The world already has enough sudoku solvers... I wrote this solver after being
inspired by Peter Norvig's article (http://norvig.com/sudoku.html) and also
Bob Hanson's page (https://www.stolaf.edu/people/hansonr/sudoku/12rules.htm).
Why?

This was an exercise in trying to understand "functional programming". To me,
one part of this means unlearning the habit of writing functions with
"side-effects". In the context of our solver this means separating the steps of
computing what rule to apply next and then applying that rule separately. This
makes for easier testing and possibly better code re-usability or readability

The most popular solver example is perhaps Peter Norvig's solver, which is a
depth first solver, essentially making use of an optimisation that you only
need to check squares which have changed against your constraints. Intuitively
this seems a simple algorithm to code, although it does explore your ability
to express cleanly a depth first search, ie there is a need to (cleanly) abort
the upper levels of the search due to some finger of the tree reporting a
contradition.  The "Norvig algorithm" is efficient in that the modification of
state is done simultaneously with searching for rules to apply, but it's not
"functional" in the sense that functional thinking teaches us to separate side
effects (modification of data) from decisions of what modification to make.

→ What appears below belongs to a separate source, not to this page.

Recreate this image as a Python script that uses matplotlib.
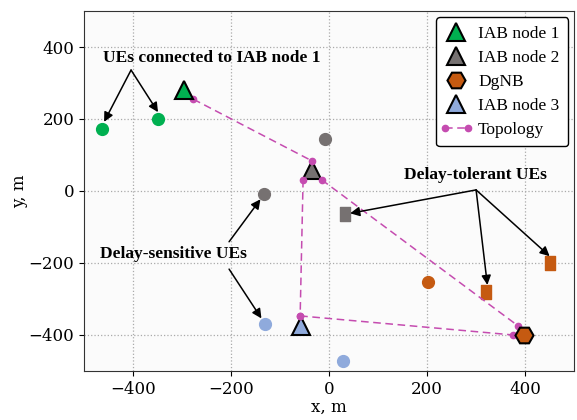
import numpy as np
import matplotlib
matplotlib.use("Agg")
from matplotlib import pyplot as plt
from matplotlib.path import Path
from matplotlib.legend_handler import HandlerLine2D

# colours
c_green = "#00b050"
c_gray = "#767171"
c_orange = "#c55a11"
c_blue = "#8faadc"
c_topo = "#c54cb0"

# nodes
iab1_xy = (-296, 281)
iab2_xy = (-34, 57)
iab3_xy = (-57, -375)
dgnb_xy = (397, -399)

# UEs
ue_green_x = [-463, -349]
ue_green_y = [172, 200]
ue_gray_x = [-8, -132]
ue_gray_y = [144, -8]
ue_gray_sq_x = [32]
ue_gray_sq_y = [-64]
ue_blue_x = [-130, 28]
ue_blue_y = [-369, -472]
ue_orange_x = [201]
ue_orange_y = [-253]
ue_orange_sq_x = [321, 451]
ue_orange_sq_y = [-281, -200]

# topology links (start -> end)
topo_x0 = [-277, -53, -15, -59]
topo_y0 = [255, 31, 31, -347]
topo_x1 = [-34, -59, 386, 376]
topo_y1 = [83, -347, -375, -400]

# annotations
ann_texts = ["UEs connected to IAB node 1", "Delay-sensitive UEs", "Delay-tolerant UEs"]
ann_pos = [(-240, 369), (-318, -175), (299, 44)]
arrows = [
    ((-404, 336), (-459, 192)),
    ((-404, 336), (-349, 219)),
    ((-204, -141), (-140, -23)),
    ((-204, -217), (-138, -354)),
    ((300, 3), (43, -62)),
    ((300, 3), (323, -261)),
    ((300, 3), (450, -181)),
]

plt.rcParams['font.family'] = 'DejaVu Serif'
plt.rcParams['font.size'] = 12
times = 'Liberation Serif'

rect = Path([(-0.7, -1), (0.7, -1), (0.7, 1), (-0.7, 1), (-0.7, -1)],
            [Path.MOVETO, Path.LINETO, Path.LINETO, Path.LINETO, Path.CLOSEPOLY])

fig = plt.figure(figsize=(5.77, 4.2), dpi=100)
ax = fig.add_axes([0.1456, 0.1167, 0.8494, 0.8571])
ax.set_facecolor("#fbfbfb")
ax.grid(True, ls=':', color='#aaaaaa', lw=0.9)
ax.set_axisbelow(True)

# topology
topo_lines = []
for i in range(len(topo_x0)):
    l, = ax.plot([topo_x0[i], topo_x1[i]], [topo_y0[i], topo_y1[i]], ls=(0, (5, 3)),
                 color=c_topo, lw=1.1, marker='o', ms=4.5, zorder=4)
    topo_lines.append(l)

# UEs
ms_ue = 8.5
ax.plot(ue_green_x, ue_green_y, 'o', color=c_green, ms=ms_ue, zorder=3)
ax.plot(ue_gray_x, ue_gray_y, 'o', color=c_gray, ms=ms_ue, zorder=3)
ax.plot(ue_gray_sq_x, ue_gray_sq_y, marker=rect, ls='none', color=c_gray, ms=10, zorder=3)
ax.plot(ue_blue_x, ue_blue_y, 'o', color=c_blue, ms=ms_ue, zorder=3)
ax.plot(ue_orange_x, ue_orange_y, 'o', color=c_orange, ms=ms_ue, zorder=3)
ax.plot(ue_orange_sq_x, ue_orange_sq_y, marker=rect, ls='none', color=c_orange, ms=10, zorder=3)

# nodes
h1, = ax.plot(*iab1_xy, '^', color=c_green, mec='k', mew=1.5, ms=13.5, zorder=5)
h2, = ax.plot(*iab2_xy, '^', color=c_gray, mec='k', mew=1.5, ms=13.5, zorder=3)
h3, = ax.plot(*dgnb_xy, 'H', color=c_orange, mec='k', mew=1.5, ms=13, zorder=5)
h4, = ax.plot(*iab3_xy, '^', color=c_blue, mec='k', mew=1.5, ms=13.5, zorder=3)

# annotations
for t, p in zip(ann_texts, ann_pos):
    ax.text(p[0], p[1], t, ha='center', va='center', fontweight='bold',
            family=times, fontsize=12.5, zorder=6)
for a, b in arrows:
    ax.annotate('', xy=b, xytext=a,
                arrowprops=dict(arrowstyle='-|>', color='k', lw=1.1,
                                mutation_scale=14, shrinkA=0, shrinkB=0), zorder=6)

ax.set_xlim(-500, 500)
ax.set_ylim(-500, 500)
ax.set_xticks([-400, -200, 0, 200, 400])
ax.set_yticks([-400, -200, 0, 200, 400])
ax.set_xlabel('x, m', labelpad=1)
ax.set_ylabel('y, m', labelpad=0)
for s in ax.spines.values():
    s.set_color('#333333')

leg = ax.legend([h1, h2, h3, h4, topo_lines[0]],
                ['IAB node 1', 'IAB node 2', 'DgNB', 'IAB node 3', 'Topology'],
                loc='upper right', numpoints=1,
                handler_map={topo_lines[0]: HandlerLine2D(numpoints=2, marker_pad=0)},
                prop={'family': times, 'size': 12.5}, framealpha=1,
                edgecolor='k', handlelength=1.3, borderpad=0.5,
                labelspacing=0.45, handletextpad=0.6, borderaxespad=0.35)
leg.get_frame().set_linewidth(1.0)

fig.savefig('out.png', dpi=100)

This functional solver is an experiment in maintaining the split between
computation of "how should we modify state" from the application of that state
modification operation. We succeed in maintaining that split right up to the
top level solver, which basically spins asking for a rule to change the state,
then applying that rule.  Of course this is less efficient than modifying your
state whilst searching for a next move, but offers some benefits as above.


## Use

The input board should be prepared as a bitstring with either 0, dot or space
as the unknown, and any other character is a symbol to assign to that location

    example:

    iex> {:solved, steps, board} = Sudoku.solve("4...1.......3.9.4..7...5..9....6..21..4.7.6..19..5....9..4...7..3.6.8.......3...6"); Sudoku.Board.to_string(board, :flat)
    "459716382612389745873245169387964521524173698196852437965421873731698254248537916"

The Sudoku.Strategy module contains solve/1, find_next_step/1, step_board/1,
apply_inference/2. These functions can be used to analyse a board, find an
inference to advance the board and apply that inference to the board.

Solve also returns the inference steps applied to move the board to it's
solution (or discovery that the board is inconsistent)

## TODO

The main heuristic I would like to see implemented is the XY chain (and
perhaps XYZ chain) heuristic. I am hopeful that this will give a moderate
increase in the number of puzzles which can be solved using only heuristics.

I see no benefit in implementing most of the chain based heuristics, since
they will be implemented by "guessing" with backtracking - as this is a
computer solver, we might as well just guess and not backtrack
(immediately)...